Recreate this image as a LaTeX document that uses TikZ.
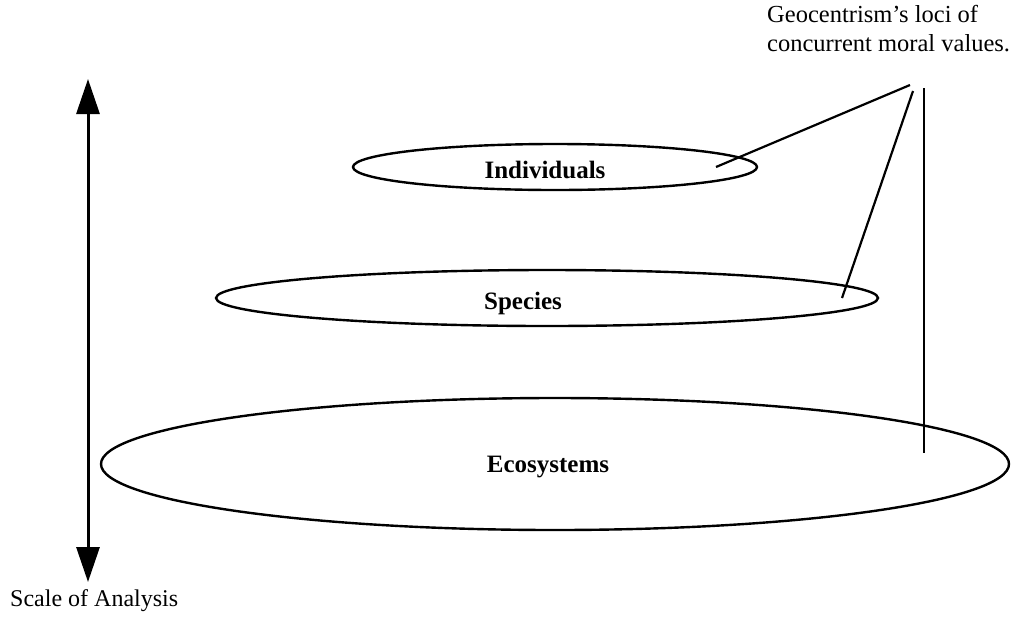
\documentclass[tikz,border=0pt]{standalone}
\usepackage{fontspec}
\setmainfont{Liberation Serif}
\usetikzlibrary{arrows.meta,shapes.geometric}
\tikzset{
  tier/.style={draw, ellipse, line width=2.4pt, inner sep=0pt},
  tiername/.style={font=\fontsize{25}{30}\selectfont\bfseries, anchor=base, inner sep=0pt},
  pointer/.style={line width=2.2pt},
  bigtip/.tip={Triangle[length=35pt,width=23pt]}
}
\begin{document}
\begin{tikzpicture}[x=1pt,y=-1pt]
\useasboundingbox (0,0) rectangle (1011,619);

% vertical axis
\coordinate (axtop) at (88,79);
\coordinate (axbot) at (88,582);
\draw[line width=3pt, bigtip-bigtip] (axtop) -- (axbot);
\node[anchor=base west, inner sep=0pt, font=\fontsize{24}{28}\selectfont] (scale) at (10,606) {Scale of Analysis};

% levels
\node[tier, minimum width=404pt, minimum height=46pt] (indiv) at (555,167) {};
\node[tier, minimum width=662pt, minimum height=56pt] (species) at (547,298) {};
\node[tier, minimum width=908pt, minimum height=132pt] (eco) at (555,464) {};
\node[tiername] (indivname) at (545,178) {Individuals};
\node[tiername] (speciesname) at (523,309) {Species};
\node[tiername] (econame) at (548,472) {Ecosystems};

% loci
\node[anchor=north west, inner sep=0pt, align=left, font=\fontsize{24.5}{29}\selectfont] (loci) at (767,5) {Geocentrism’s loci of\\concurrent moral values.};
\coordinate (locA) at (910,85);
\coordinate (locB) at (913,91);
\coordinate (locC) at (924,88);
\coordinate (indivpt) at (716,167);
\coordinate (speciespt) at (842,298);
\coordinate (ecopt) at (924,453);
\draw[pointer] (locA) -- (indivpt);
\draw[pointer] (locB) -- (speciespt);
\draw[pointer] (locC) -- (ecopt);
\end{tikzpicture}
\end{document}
· · ·
## Written task
Write the material out again exactly as it appears, dropping the pictures.

## Reply to the task
Recreate this image as a LaTeX document that uses TikZ.
\documentclass[tikz,border=0pt]{standalone}
\usepackage{fontspec}
\setmainfont{Liberation Serif}
\usetikzlibrary{arrows.meta,shapes.geometric}
\tikzset{
  tier/.style={draw, ellipse, line width=2.4pt, inner sep=0pt},
  tiername/.style={font=\fontsize{25}{30}\selectfont\bfseries, anchor=base, inner sep=0pt},
  pointer/.style={line width=2.2pt},
  bigtip/.tip={Triangle[length=35pt,width=23pt]}
}
\begin{document}
\begin{tikzpicture}[x=1pt,y=-1pt]
\useasboundingbox (0,0) rectangle (1011,619);

% vertical axis
\coordinate (axtop) at (88,79);
\coordinate (axbot) at (88,582);
\draw[line width=3pt, bigtip-bigtip] (axtop) -- (axbot);
\node[anchor=base west, inner sep=0pt, font=\fontsize{24}{28}\selectfont] (scale) at (10,606) {Scale of Analysis};

% levels
\node[tier, minimum width=404pt, minimum height=46pt] (indiv) at (555,167) {};
\node[tier, minimum width=662pt, minimum height=56pt] (species) at (547,298) {};
\node[tier, minimum width=908pt, minimum height=132pt] (eco) at (555,464) {};
\node[tiername] (indivname) at (545,178) {Individuals};
\node[tiername] (speciesname) at (523,309) {Species};
\node[tiername] (econame) at (548,472) {Ecosystems};

% loci
\node[anchor=north west, inner sep=0pt, align=left, font=\fontsize{24.5}{29}\selectfont] (loci) at (767,5) {Geocentrism’s loci of\\concurrent moral values.};
\coordinate (locA) at (910,85);
\coordinate (locB) at (913,91);
\coordinate (locC) at (924,88);
\coordinate (indivpt) at (716,167);
\coordinate (speciespt) at (842,298);
\coordinate (ecopt) at (924,453);
\draw[pointer] (locA) -- (indivpt);
\draw[pointer] (locB) -- (speciespt);
\draw[pointer] (locC) -- (ecopt);
\end{tikzpicture}
\end{document}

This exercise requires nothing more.